Dalam posisi apa pun, menjabat atau tidak, standar kebersihan menjadi prioritas bagi saya, tentu saja di samping prioritas yang lain terkait dengan tupoksi saya. Front office menjadi tolok ukur pertama. Karena orang harus jatuh cinta pada pandangan pertama. Setelah itu, ruang kerja adalah prioritas yang utama, karena orang yang kerja di situ harus merasa nyaman dan betah. Kemudian, ruang kelas, ruang baca, koridor, hall, menjadi prioritas pertama, karena itu semua adalah pusat layanan pada mahasiswa dan dosen pengajar. Proritas pertama yang lain adalah urusan makan, karena di PPG ini jauh dari mana-mana, maka makan siang, meski dengan menu sederhana, musti disediakan, supaya pimpinan, staf, dan dosen, konsentrasi pada tugas dan tidak perlu dirisaukan dengan urusan makan siang. 

Bagaimana dengan toilet? Dari semua yang prioritas itu, maka toilet adalah urusan yang sangat amat prioritas sekali.
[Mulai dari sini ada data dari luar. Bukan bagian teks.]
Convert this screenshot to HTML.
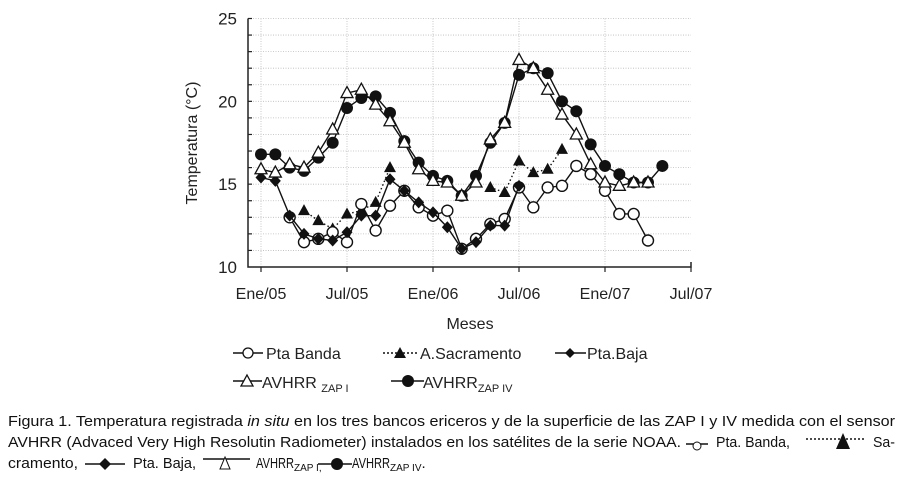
<!DOCTYPE html>
<html><head><meta charset="utf-8"><style>
html,body{margin:0;padding:0;background:#fff;}
svg{display:block;font-family:"Liberation Sans",sans-serif;}
.cap{font-family:"Liberation Sans Narrow","Liberation Sans",sans-serif;font-size:15px;fill:#111;}
</style></head><body>
<svg id="chart" width="903" height="486" viewBox="0 0 903 486">
<g id="grid"></g>
<g id="axes"></g>
<g id="series"></g>
<text x="197" y="143" transform="rotate(-90 197 143)" text-anchor="middle" font-size="16" fill="#222">Temperatura (°C)</text>
<text x="470" y="329" text-anchor="middle" font-size="16" fill="#222">Meses</text>
<g id="legend" font-size="16" fill="#222">
 <g>
  <line x1="233" y1="353" x2="263" y2="353" stroke="#111" stroke-width="1.5"/>
  <circle cx="248" cy="353" r="5" fill="#fff" stroke="#111" stroke-width="1.3"/>
  <text x="266" y="359">Pta Banda</text></g>
 <g>
  <line x1="383" y1="353" x2="417" y2="353" stroke="#111" stroke-width="1.5" stroke-dasharray="2,2"/>
  <path d="M400,347 L406,358 L394,358 Z" fill="#111"/>
  <text x="420" y="359">A.Sacramento</text></g>
 <g>
  <line x1="555" y1="353" x2="586" y2="353" stroke="#111" stroke-width="1.5"/>
  <path d="M570,348 L575,353 L570,358 L565,353 Z" fill="#111"/>
  <text x="587" y="359">Pta.Baja</text></g>
 <g>
  <line x1="233" y1="381" x2="262" y2="381" stroke="#111" stroke-width="1.5"/>
  <path d="M247,375 L253,386 L241,386 Z" fill="#fff" stroke="#111" stroke-width="1.3"/>
  <text x="262" y="388">AVHRR <tspan font-size="11" dy="4">ZAP I</tspan></text></g>
 <g>
  <line x1="391" y1="381" x2="424" y2="381" stroke="#111" stroke-width="1.5"/>
  <circle cx="408" cy="381" r="6" fill="#111"/>
  <text x="423" y="388">AVHRR<tspan font-size="11" dy="4">ZAP IV</tspan></text></g>
</g>
<g>
<text class="cap" x="8" y="426" textLength="887" lengthAdjust="spacingAndGlyphs">Figura 1. Temperatura registrada <tspan font-style="italic">in situ</tspan> en los tres bancos ericeros y de la superficie de las ZAP I y IV medida con el sensor</text>
<text class="cap" x="8" y="447" textLength="673" lengthAdjust="spacingAndGlyphs">AVHRR (Advaced Very High Resolutin Radiometer) instalados en los satélites de la serie NOAA.</text>
<line x1="686" y1="444" x2="708" y2="444" stroke="#111" stroke-width="1.5"/><circle cx="697" cy="446" r="4" fill="#fff" stroke="#111"/>
<text class="cap" x="716" y="447" textLength="74" lengthAdjust="spacingAndGlyphs">Pta. Banda,</text>
<line x1="806" y1="439" x2="866" y2="439" stroke="#111" stroke-width="1.5" stroke-dasharray="2,2"/><path d="M843,433 L850,449 L836,449 Z" fill="#111"/>
<text class="cap" x="873" y="447" textLength="22" lengthAdjust="spacingAndGlyphs">Sa-</text>
<text class="cap" x="8" y="468" textLength="70" lengthAdjust="spacingAndGlyphs">cramento,</text>
<line x1="85" y1="464" x2="125" y2="464" stroke="#111" stroke-width="1.5"/><path d="M105,458 L111,464 L105,470 L99,464 Z" fill="#111"/>
<text class="cap" x="133" y="468" textLength="63" lengthAdjust="spacingAndGlyphs">Pta. Baja,</text>
<line x1="203" y1="459" x2="250" y2="459" stroke="#111" stroke-width="1.5"/><path d="M225,457 L230,469 L220,469 Z" fill="#fff" stroke="#111"/>
<text class="cap" x="256" y="468"><tspan textLength="38" lengthAdjust="spacingAndGlyphs">AVHRR</tspan><tspan font-size="10" dy="3">ZAP I,</tspan></text>
<line x1="318" y1="464" x2="352" y2="464" stroke="#111" stroke-width="1.5"/><circle cx="337" cy="464" r="6" fill="#111"/>
<text class="cap" x="352" y="468"><tspan textLength="38" lengthAdjust="spacingAndGlyphs">AVHRR</tspan><tspan font-size="10" dy="3">ZAP IV</tspan><tspan dy="-3">.</tspan></text>
</g>
</svg>
<script>
const months = [0,1,2,3,4,5,6,7,8,9,10,11,12,13,14,15,16,17,18,19,20,21,22,23,24,25,26,27,28];
const xTickLabels = ["Ene/05","Jul/05","Ene/06","Jul/06","Ene/07","Jul/07"];
const yTickLabels = [10,15,20,25];
const zapIV = [16.8,16.8,16.0,15.8,16.6,17.5,19.6,20.2,20.3,19.3,17.6,16.3,15.5,15.2,14.3,15.5,17.5,18.7,21.6,22.0,21.7,20.0,19.4,17.4,16.1,15.6,15.1,15.1,16.1];
const zapI = [15.9,15.7,16.2,16.0,16.9,18.3,20.5,20.7,19.8,18.8,17.5,15.9,15.2,15.1,14.3,15.1,17.7,18.7,22.5,22.0,20.7,19.2,18.0,16.2,15.1,14.9,15.1,15.1,null];
const ptaBanda = [null,null,13.0,11.5,11.7,12.1,11.5,13.8,12.2,13.7,14.6,13.6,13.1,13.4,11.1,11.7,12.6,12.9,14.8,13.6,14.8,14.9,16.1,15.6,14.6,13.2,13.2,11.6,null];
const ptaBaja = [15.4,15.2,13.1,12.0,11.7,11.6,12.1,13.1,13.1,15.3,14.6,13.9,13.3,12.4,11.1,11.5,12.5,12.5,14.9,null,null,null,null,null,null,null,null,null,null];
const sacramento = [null,null,null,13.4,12.8,12.3,13.2,13.4,13.9,16.0,null,null,null,null,null,null,14.8,14.5,16.4,15.7,15.9,17.1,null,null,null,null,null,null,null];

const NS="http://www.w3.org/2000/svg";
const X0=248, X1=691, Y0=267, Y1=18.5;
const xs = m => 261 + m*(X1-261)/30;
const ys = v => Y0 - (v-10)*(Y0-Y1)/15;
function mk(tag, attrs, parent){const e=document.createElementNS(NS,tag);for(const k in attrs)e.setAttribute(k,attrs[k]);parent.appendChild(e);return e;}
const grid=document.getElementById('grid'), axes=document.getElementById('axes'), ser=document.getElementById('series');
for(let v=11; v<=25; v++){
  const l=mk('line',{x1:X0,x2:X1,y1:ys(v),y2:ys(v),stroke:'#bbb','stroke-width':0.8,'stroke-dasharray':'1,1.5'},grid);
  
  
  const t=mk('line',{x1:X0,x2:X0+4,y1:ys(v),y2:ys(v),stroke:'#222','stroke-width':1.2},axes);
  
  
}
xTickLabels.forEach((lab,i)=>{
  const x=xs(i*6);
  if(i<5){const g=mk('line',{x1:x,x2:x,y1:Y1,y2:Y0,stroke:'#bbb','stroke-width':0.8,'stroke-dasharray':'1,1.5'},grid);
  
  }
  const t=mk('line',{x1:x,x2:x,y1:Y0,y2:Y0+5,stroke:'#222','stroke-width':1.2},axes);
  
  
  const tx=mk('text',{x:x,y:299,'text-anchor':'middle','font-size':16,fill:'#222'},axes);
  tx.textContent=lab;
  
  
});
yTickLabels.forEach(v=>{
  const tx=mk('text',{x:237,y:ys(v)+6,'text-anchor':'end','font-size':17,fill:'#222'},axes);
  tx.textContent=v;
  
  
});
const ax=mk('path',{d:`M${X0},${Y1} L${X0},${Y0} L${X1},${Y0} L${X1},${Y0-5}`,fill:'none',stroke:'#222','stroke-width':1.5},axes);



function drawSeries(data,name,dash,marker){
  const g=mk('g',{},ser);
  
  
  let seg=[];
  const flush=()=>{if(seg.length>1){mk('polyline',{points:seg.join(' '),fill:'none',stroke:'#111','stroke-width':1.4,'stroke-dasharray':dash},g);}seg=[];};
  data.forEach((v,i)=>{if(v==null){flush();}else seg.push(xs(months[i])+','+ys(v));});
  flush();
  data.forEach((v,i)=>{
    if(v==null)return;
    const x=xs(months[i]), y=ys(v); let e;
    if(marker==='fcircle') e=mk('circle',{cx:x,cy:y,r:6,fill:'#111'},g);
    else if(marker==='ocircle') e=mk('circle',{cx:x,cy:y,r:5.5,fill:'#fff',stroke:'#111','stroke-width':1.4},g);
    else if(marker==='otri') e=mk('path',{d:`M${x},${y-6.5} L${x+6},${y+4.5} L${x-6},${y+4.5} Z`,fill:'#fff',stroke:'#111','stroke-width':1.3},g);
    else if(marker==='ftri') e=mk('path',{d:`M${x},${y-6.5} L${x+6},${y+4.5} L${x-6},${y+4.5} Z`,fill:'#111'},g);
    else e=mk('path',{d:`M${x},${y-6} L${x+5.5},${y} L${x},${y+6} L${x-5.5},${y} Z`,fill:'#111'},g);
    
    
  });
}
drawSeries(sacramento,'series-a-sacramento','1.5,2.5','ftri');
drawSeries(ptaBanda,'series-pta-banda','none','ocircle');
drawSeries(ptaBaja,'series-pta-baja','none','diamond');
drawSeries(zapIV,'series-avhrr-zap-iv','none','fcircle');
drawSeries(zapI,'series-avhrr-zap-i','none','otri');
</script>
</body></html>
Di PPPG, ada 20 orang tenaga cleaning service yang kami openi. Setiap lantai harus ada dua orang. Selebihnya mengurus taman, baik di dalam gedung maupun di halaman. Sehari mereka minimal bekerja tiga kali, pagi, siang, dan sore. Kalau ada kegiatan insidental yang melibatkan banyak orang, seperti yang sekarang digunakan untuk PLPG dan KKT, maka petugas cleaning service harus sepanjang hari berjaga selama kegiatan berlangsung. Entah gimana ngaturnya mereka, yang jelas, sepanjang hari itu toilet harus dipastikan dalam keadaan bersih. 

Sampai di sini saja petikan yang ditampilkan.